This has been an interesting week. I found myself with a serious problem. I had chilled a bottle of sparkling wine to have handy if we found ourselves in need of some bubbles. We normally have at least one in the fridge at all times. Having just finished our chilled split of Ruffino Prosecco the night before, we didn’t currently have anything open. My mother in law is in town and she likes to occasionally have a glass of wine with dinner, so I decided to open the next bottle of sparkling wine, a CA sparkling which shall remain nameless due to the issues it caused.
It started like any other sparkling wine opening. Peel the foil, un-hook the cage, cautiously reposition bottle so one hand is on the top and the other is able to twist the bottom of the bottle. Normally what happens at this point with a properly chilled bottle of bubbles is that the cork gently pushes out with a quiet “pssssst” and we go on our merry way. This time the cork didn’t budge. It didn’t even move a bit! I gently twisted, then twisted a bit more and out came the cork but no hiss. Suddenly I realized that only the top part of the cork had twisted off, leaving the small compressed bit inside the bottle of wine. Several scenarios went through my head, none of them are advisable under normal circumstances and all come with a level of danger that I would not recommend to any person. Remember, sparkling wine bottles are a grenade in glass and I had just pulled the pin. I quickly took the bottle outside in our back yard to prevent unnecessary damage to our home and then set about working on getting the bottle open.
- Pull the cork out with a corkscrew?
No! This puts your hands and face directly in the path of the pressure coming from the bottle and is extremely dangerous. Not even I was that crazy!
2. Try to dislodge the cork by shaking the bottle.
In theory, this should have worked. I pointed the bottle away from anything and anyone which could have been injured and shook vigorously. However, I was unsuccessful.
3. Bang the base of the bottle on something hard to dislodge the cork.
I’ve seen this work for still wines so why shouldn’t it work for sparkling. I fully expected the cork remnant to come flying out. This was not the case and after denting our stairs, much to my husband’s chagrin since he just built them, I decided to reconsider.

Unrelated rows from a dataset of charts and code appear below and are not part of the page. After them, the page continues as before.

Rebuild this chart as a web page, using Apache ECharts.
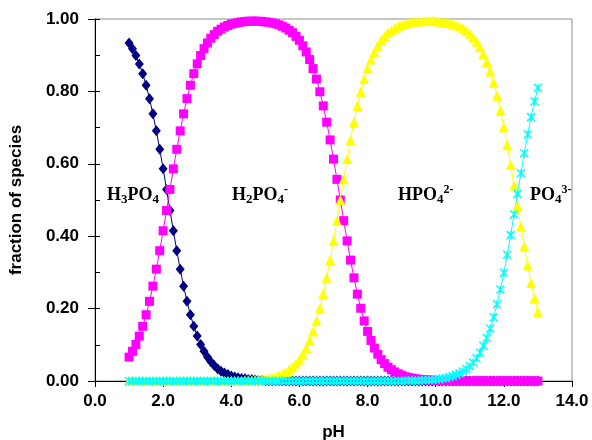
<!DOCTYPE html>
<html>
<head>
<meta charset="utf-8">
<script src="https://cdn.jsdelivr.net/npm/echarts@6/dist/echarts.min.js"></script>
<style>
  html, body { margin: 0; padding: 0; background: #fff; }
  #chart-panel { width: 592px; height: 440px; }
</style>
</head>
<body>
<div id="chart-panel"></div>
<script>
// pH values, 1.0 .. 13.0
var ph = [
  1.0, 1.1, 1.2, 1.3, 1.4, 1.5, 1.6, 1.7, 1.8, 1.9,
  2.0, 2.1, 2.2, 2.3, 2.4, 2.5, 2.6, 2.7, 2.8, 2.9,
  3.0, 3.1, 3.2, 3.3, 3.4, 3.5, 3.6, 3.7, 3.8, 3.9,
  4.0, 4.1, 4.2, 4.3, 4.4, 4.5, 4.6, 4.7, 4.8, 4.9,
  5.0, 5.1, 5.2, 5.3, 5.4, 5.5, 5.6, 5.7, 5.8, 5.9,
  6.0, 6.1, 6.2, 6.3, 6.4, 6.5, 6.6, 6.7, 6.8, 6.9,
  7.0, 7.1, 7.2, 7.3, 7.4, 7.5, 7.6, 7.7, 7.8, 7.9,
  8.0, 8.1, 8.2, 8.3, 8.4, 8.5, 8.6, 8.7, 8.8, 8.9,
  9.0, 9.1, 9.2, 9.3, 9.4, 9.5, 9.6, 9.7, 9.8, 9.9,
  10.0, 10.1, 10.2, 10.3, 10.4, 10.5, 10.6, 10.7, 10.8, 10.9,
  11.0, 11.1, 11.2, 11.3, 11.4, 11.5, 11.6, 11.7, 11.8, 11.9,
  12.0, 12.1, 12.2, 12.3, 12.4, 12.5, 12.6, 12.7, 12.8, 12.9,
  13.0
];

var h3po4 = [
  0.934, 0.918, 0.899, 0.876, 0.849, 0.817, 0.780, 0.738, 0.691, 0.640,
  0.586, 0.529, 0.471, 0.415, 0.360, 0.309, 0.262, 0.220, 0.183, 0.151,
  0.124, 0.101, 0.082, 0.066, 0.053, 0.043, 0.034, 0.027, 0.022, 0.018,
  0.014, 0.011, 0.009, 0.007, 0.006, 0.004, 0.004, 0.003, 0.002, 0.002,
  0.001, 0.001, 0.001, 0.001, 0.001, 0, 0, 0, 0, 0,
  0, 0, 0, 0, 0, 0, 0, 0, 0, 0,
  0, 0, 0, 0, 0, 0, 0, 0, 0, 0,
  0, 0, 0, 0, 0, 0, 0, 0, 0, 0,
  0, 0, 0, 0, 0, 0, 0, 0, 0, 0,
  0, 0, 0, 0, 0, 0, 0, 0, 0, 0,
  0, 0, 0, 0, 0, 0, 0, 0, 0, 0,
  0, 0, 0, 0, 0, 0, 0, 0, 0, 0,
  0
];

var h2po4 = [
  0.066, 0.082, 0.101, 0.124, 0.151, 0.183, 0.220, 0.262, 0.309, 0.360,
  0.415, 0.471, 0.529, 0.586, 0.640, 0.691, 0.738, 0.780, 0.817, 0.849,
  0.876, 0.899, 0.918, 0.934, 0.947, 0.957, 0.966, 0.972, 0.978, 0.982,
  0.986, 0.988, 0.990, 0.992, 0.993, 0.994, 0.994, 0.994, 0.994, 0.993,
  0.992, 0.991, 0.989, 0.987, 0.984, 0.980, 0.975, 0.969, 0.962, 0.952,
  0.941, 0.926, 0.909, 0.888, 0.863, 0.834, 0.799, 0.760, 0.715, 0.666,
  0.613, 0.557, 0.500, 0.443, 0.387, 0.334, 0.285, 0.240, 0.201, 0.166,
  0.137, 0.112, 0.091, 0.074, 0.059, 0.048, 0.038, 0.031, 0.025, 0.020,
  0.016, 0.012, 0.010, 0.008, 0.006, 0.005, 0.004, 0.003, 0.003, 0.002,
  0.002, 0.001, 0.001, 0.001, 0.001, 0, 0, 0, 0, 0,
  0, 0, 0, 0, 0, 0, 0, 0, 0, 0,
  0, 0, 0, 0, 0, 0, 0, 0, 0, 0,
  0
];

var hpo4 = [
  0, 0, 0, 0, 0, 0, 0, 0, 0, 0,
  0, 0, 0, 0, 0, 0, 0, 0, 0, 0,
  0, 0, 0, 0, 0, 0, 0, 0, 0, 0,
  0.001, 0.001, 0.001, 0.001, 0.002, 0.002, 0.002, 0.003, 0.004, 0.005,
  0.006, 0.008, 0.010, 0.012, 0.016, 0.020, 0.024, 0.031, 0.038, 0.048,
  0.059, 0.074, 0.091, 0.112, 0.137, 0.166, 0.201, 0.240, 0.285, 0.334,
  0.387, 0.443, 0.500, 0.557, 0.613, 0.666, 0.715, 0.760, 0.799, 0.834,
  0.863, 0.888, 0.909, 0.926, 0.941, 0.952, 0.962, 0.969, 0.975, 0.980,
  0.984, 0.987, 0.989, 0.991, 0.993, 0.994, 0.994, 0.995, 0.995, 0.995,
  0.994, 0.993, 0.992, 0.991, 0.989, 0.986, 0.983, 0.979, 0.974, 0.967,
  0.959, 0.949, 0.937, 0.922, 0.903, 0.881, 0.855, 0.824, 0.788, 0.747,
  0.701, 0.651, 0.597, 0.540, 0.483, 0.426, 0.371, 0.319, 0.271, 0.228,
  0.190
];

var po4 = [
  0, 0, 0, 0, 0, 0, 0, 0, 0, 0,
  0, 0, 0, 0, 0, 0, 0, 0, 0, 0,
  0, 0, 0, 0, 0, 0, 0, 0, 0, 0,
  0, 0, 0, 0, 0, 0, 0, 0, 0, 0,
  0, 0, 0, 0, 0, 0, 0, 0, 0, 0,
  0, 0, 0, 0, 0, 0, 0, 0, 0, 0,
  0, 0, 0, 0, 0, 0, 0, 0, 0, 0,
  0, 0, 0, 0, 0, 0, 0, 0, 0, 0,
  0, 0.001, 0.001, 0.001, 0.001, 0.001, 0.002, 0.002, 0.003, 0.003,
  0.004, 0.005, 0.007, 0.008, 0.011, 0.013, 0.017, 0.021, 0.026, 0.033,
  0.041, 0.051, 0.063, 0.078, 0.097, 0.119, 0.145, 0.176, 0.212, 0.253,
  0.299, 0.349, 0.403, 0.460, 0.517, 0.574, 0.629, 0.681, 0.729, 0.772,
  0.810
];

function pairs(arr) {
  return ph.map(function (x, i) { return [x, arr[i]]; });
}

var sansBold = { fontFamily: 'Liberation Sans', fontWeight: 'bold', color: '#000' };

// species labels (Times-like bold, with sub/superscripts)
var serif = 'Liberation Serif';
var rich = {
  m: { fontFamily: serif, fontWeight: 'bold', fontSize: 18, lineHeight: 22, fill: '#000' },
  s: { fontFamily: serif, fontWeight: 'bold', fontSize: 13, lineHeight: 12, verticalAlign: 'bottom', fill: '#000' },
  u: { fontFamily: serif, fontWeight: 'bold', fontSize: 12, lineHeight: 16, verticalAlign: 'top', fill: '#000' }
};
function speciesLabel(x, text) {
  return {
    type: 'text', x: x, y: 184, z: 100,
    style: { text: text, rich: rich, align: 'left', verticalAlign: 'top' }
  };
}

var chart = document.getElementById('chart-panel');
var myChart = echarts.init(chart);

var option = {
  animation: false,
  backgroundColor: '#fff',
  grid: {
    left: 95, right: 20, top: 19, bottom: 59,
    containLabel: false, outerBoundsMode: 'none',
    show: true, borderColor: '#8c8c8c', borderWidth: 1
  },
  xAxis: {
    type: 'value', min: 0, max: 14, interval: 2,
    name: 'pH', nameLocation: 'middle', nameGap: 43,
    nameTextStyle: Object.assign({ fontSize: 17 }, sansBold),
    axisLine: { onZero: false, lineStyle: { color: '#000', width: 1 } },
    axisTick: { inside: false, length: 6, lineStyle: { color: '#000' } },
    axisLabel: Object.assign({ fontSize: 17, margin: 12, formatter: function (v) { return v.toFixed(1); } }, sansBold),
    splitLine: { show: false }
  },
  yAxis: [
    {
      type: 'value', min: 0, max: 1, interval: 0.2,
      name: 'fraction of species', nameLocation: 'middle', nameGap: 70,
      nameTextStyle: Object.assign({ fontSize: 17 }, sansBold),
      axisLine: { show: true, lineStyle: { color: '#000', width: 1 } },
      axisTick: { inside: false, length: 7, lineStyle: { color: '#000' } },
      axisLabel: Object.assign({ fontSize: 17, margin: 16, formatter: function (v) { return v.toFixed(2); } }, sansBold),
      splitLine: { show: false }
    },
    {
      // minor ticks on the inside
      type: 'value', min: 0, max: 1, interval: 0.1, position: 'left',
      axisLine: { show: false },
      axisTick: { inside: true, length: 5, lineStyle: { color: '#000' } },
      axisLabel: { show: false },
      splitLine: { show: false }
    }
  ],
  series: [
    {
      name: 'H3PO4', type: 'line', data: pairs(h3po4),
      symbol: 'diamond', symbolSize: [9, 11],
      lineStyle: { color: '#000080', width: 1 },
      itemStyle: { color: '#000080' }
    },
    {
      name: 'H2PO4-', type: 'line', data: pairs(h2po4),
      symbol: 'rect', symbolSize: 9,
      lineStyle: { color: '#ff00ff', width: 1 },
      itemStyle: { color: '#ff00ff' }
    },
    {
      name: 'HPO4 2-', type: 'line', data: pairs(hpo4),
      symbol: 'triangle', symbolSize: 10,
      lineStyle: { color: '#ffff00', width: 1 },
      itemStyle: { color: '#ffff00' }
    },
    {
      name: 'PO4 3-', type: 'line', data: pairs(po4),
      symbol: 'path://M0,0L10,10M10,0L0,10M5,0L5,10', symbolSize: 8,
      lineStyle: { color: '#00ffff', width: 1 },
      itemStyle: { color: '#00ffff', borderColor: '#00ffff', borderWidth: 1.5 }
    }
  ],
  graphic: [
    speciesLabel(107, '{m|H}{s|3}{m|PO}{s|4}'),
    speciesLabel(232, '{m|H}{s|2}{m|PO}{s|4}{u|-}'),
    speciesLabel(398, '{m|HPO}{s|4}{u|2-}'),
    speciesLabel(530, '{m|PO}{s|4}{u|3-}')
  ]
};

myChart.setOption(option);
</script>
</body>
</html>
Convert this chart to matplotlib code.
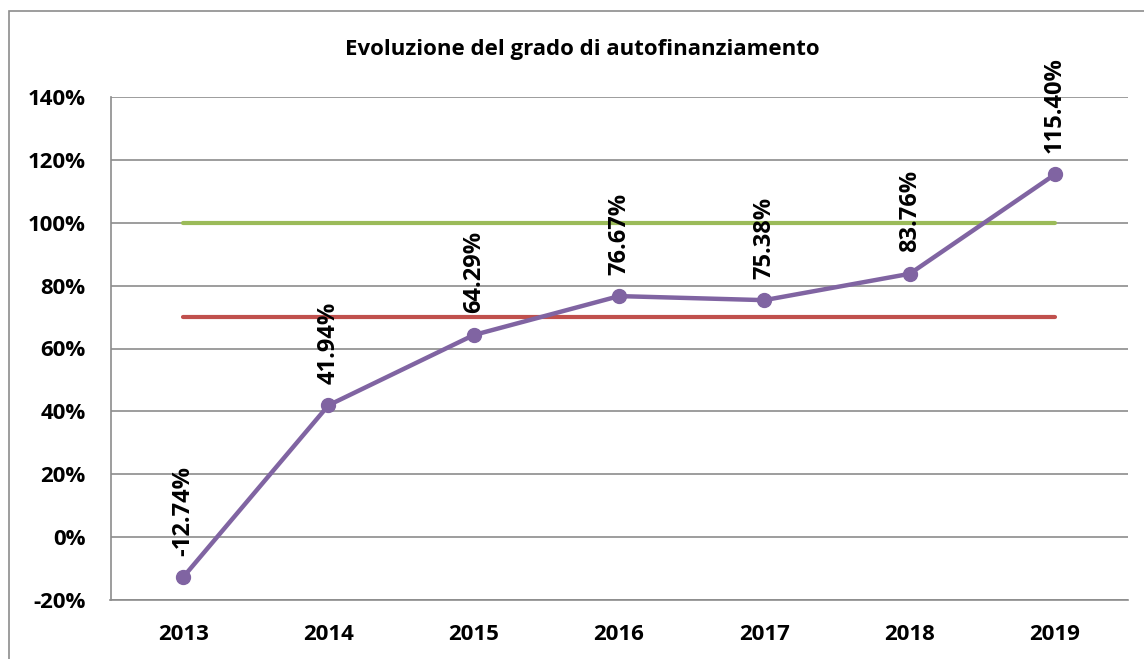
import matplotlib
matplotlib.use("Agg")
import matplotlib.pyplot as plt
from matplotlib.patches import Rectangle
from matplotlib.ticker import FuncFormatter

years = ["2013", "2014", "2015", "2016", "2017", "2018", "2019"]
values = [-12.74, 41.94, 64.29, 76.67, 75.38, 83.76, 115.40]
upper_ref = [100] * 7
lower_ref = [70] * 7
title = "Evoluzione del grado di autofinanziamento"

plt.rcParams['font.family'] = ['Open Sans', 'DejaVu Sans']
plt.rcParams['font.weight'] = 'bold'

W, H = 1144, 659
fig = plt.figure(figsize=(W / 100, H / 100), dpi=100)
fig.patch.set_facecolor('white')
fig.patches.append(Rectangle((9 / W, -0.05), 1.2, 1 - 11 / H + 0.05,
                             transform=fig.transFigure, fill=False,
                             edgecolor='#8c8c8c', linewidth=1.2))

left, right, top, bottom = 110.5, 1127.7, 97, 600
ax = fig.add_axes([left / W, 1 - bottom / H, (right - left) / W, (bottom - top) / H])

x = list(range(len(years)))
ax.plot(x, upper_ref, color='#9BBB59', linewidth=3, solid_capstyle='round', zorder=3)
ax.plot(x, lower_ref, color='#C0504D', linewidth=3, solid_capstyle='round', zorder=3)
ax.plot(x, values, color='#8064A2', linewidth=3.2, marker='o', markersize=10,
        solid_capstyle='round', zorder=4)

for xi, v in zip(x, values):
    ax.annotate(f"{v:.2f}%", (xi, v), xytext=(0, 15.5), textcoords='offset points',
                rotation=90, ha='center', va='bottom', fontsize=17, fontweight='bold')

ax.set_xlim(-0.5, len(years) - 0.5)
ax.set_ylim(-20, 140)
ax.set_yticks(range(-20, 141, 20))
ax.yaxis.set_major_formatter(FuncFormatter(lambda v, p: f"{int(v)}%"))
ax.set_xticks(x)
ax.set_xticklabels(years)
ax.tick_params(axis='both', length=0, labelsize=16)
ax.tick_params(axis='y', pad=18)
ax.tick_params(axis='x', pad=17)
for lab in ax.get_xticklabels() + ax.get_yticklabels():
    lab.set_fontweight('bold')

ax.grid(axis='y', color='#8c8c8c', linewidth=1.2)
ax.set_axisbelow(True)
for s in ['top', 'right']:
    ax.spines[s].set_visible(False)
for s in ['left', 'bottom']:
    ax.spines[s].set_color('#8c8c8c')
    ax.spines[s].set_linewidth(1.2)

fig.text(582 / W, 1 - 49 / H, title, ha='center', va='center',
         fontsize=16, fontweight='bold')

fig.savefig("out.png", dpi=100)
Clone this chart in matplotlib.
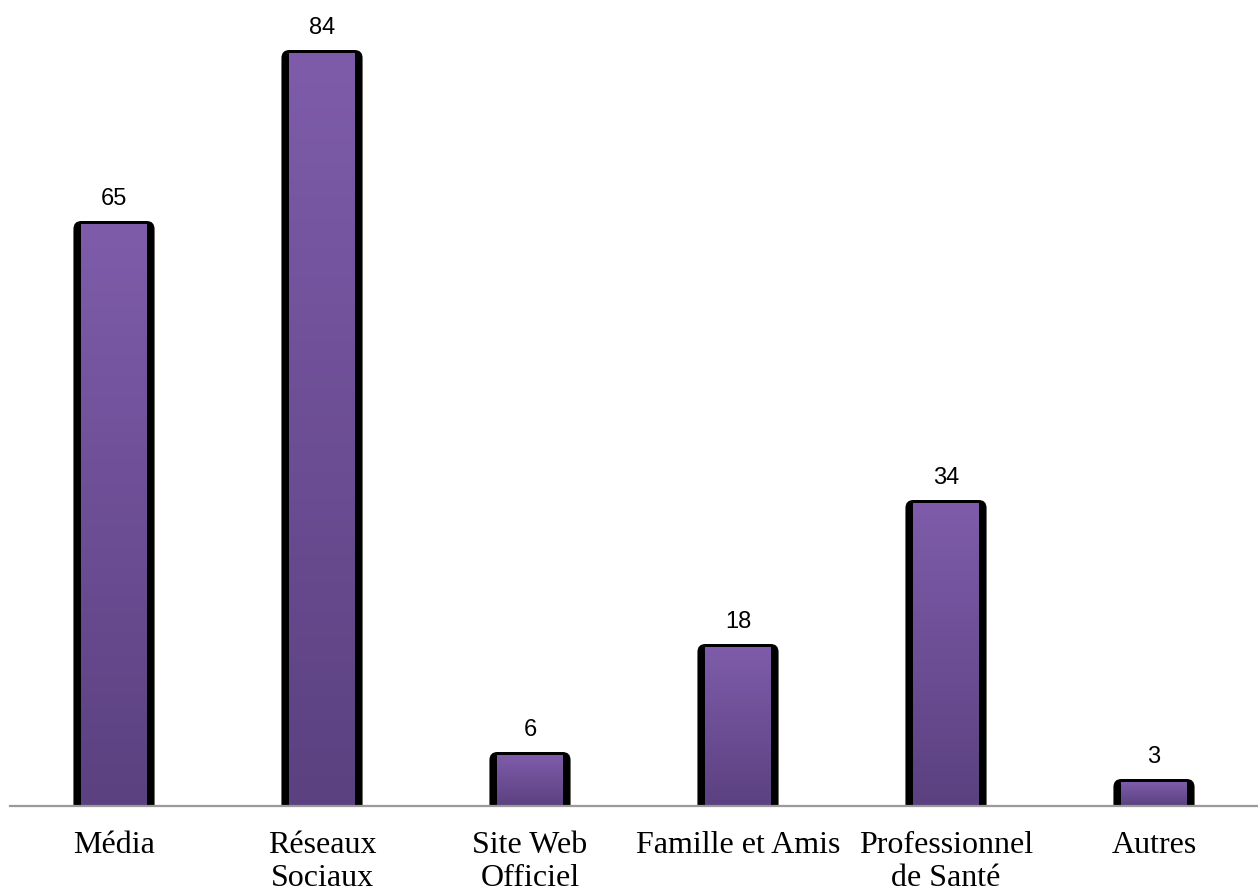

At last I was left with no other option. I could only saber the bottle open. There was only one problem. I had never had the guts to saber one open before. Of course, like any good wine professional, I knew the theory behind how to make it work but had never actually done it. I stocked up on safety gear such as safety glasses, an oven mitt, and my apron to protect from flying shards (or at least that’s what I told myself). I found our large chopping knife and then the seam on the bottle. I turned around to see my mother in law, son, and husband filming me. Fabulous! If I’m going to die, I might as well get it on video. I turned my eyes back to the bottle, placed the knife, and prayed. As I sliced up the neck, along the seam created by the mould, and hit the finish of the bottle. Off it popped and flew across the lawn. I had successfully solved the problem and my mother in law had her bubbles for the evening! However DO NOT TRY THIS AT HOME!!!
Opened successfully with a corkscrew – no such issues
none of your suggestions worked for me when I had the cork break on a bottle of champagne.
A corkscrew worked excellently.
Really you should delete what you’ve written here, sticking a knife in a high pressure bottle is dangerously bad advice.
Sorry this didn’t work for you. As a point of clarification you should never stick a knife into a bottle of sparkling wine. The idea is to run the knife up the seam of the glass and strike the finish of the bottle (rim around the opening) to cause it to pop off. I definitely DON’T recommend trying this at home if you haven’t been instructed on proper technique from a professional.
yes it does work. I just did it. Thank you!
to the person who commented on you should never stick a knife in a bottle, I’ll say only this: You should always read the entire paragraph before commenting and forging an opinion.
Thanks Jude. Glad it helped you!
I’m a longtime bartender, and I have never had a dry cork with a bottle of bubbles (I have opened hundreds) UNTIL today! However, lacking a saber, or anything I could trust equivalent, I did use a corkscrew. I did not use my waiter’s key, but used one of those gull wing types that are common in most homes. Slow, steady insertion, with the bottle at the usual 45° angle, applying an even twist on the withdrawal, and I had no problems whatsoever. Do not fear the corkscrew, just use caution and the same safety principles for opening by hand and you will be sipping tiny bubbles in no time.
Glad it worked out!
The gull wing wine opener worked wonderfully on a champagne bottle with a broken cork. We put a couple of kitchen towels around it just to be safe.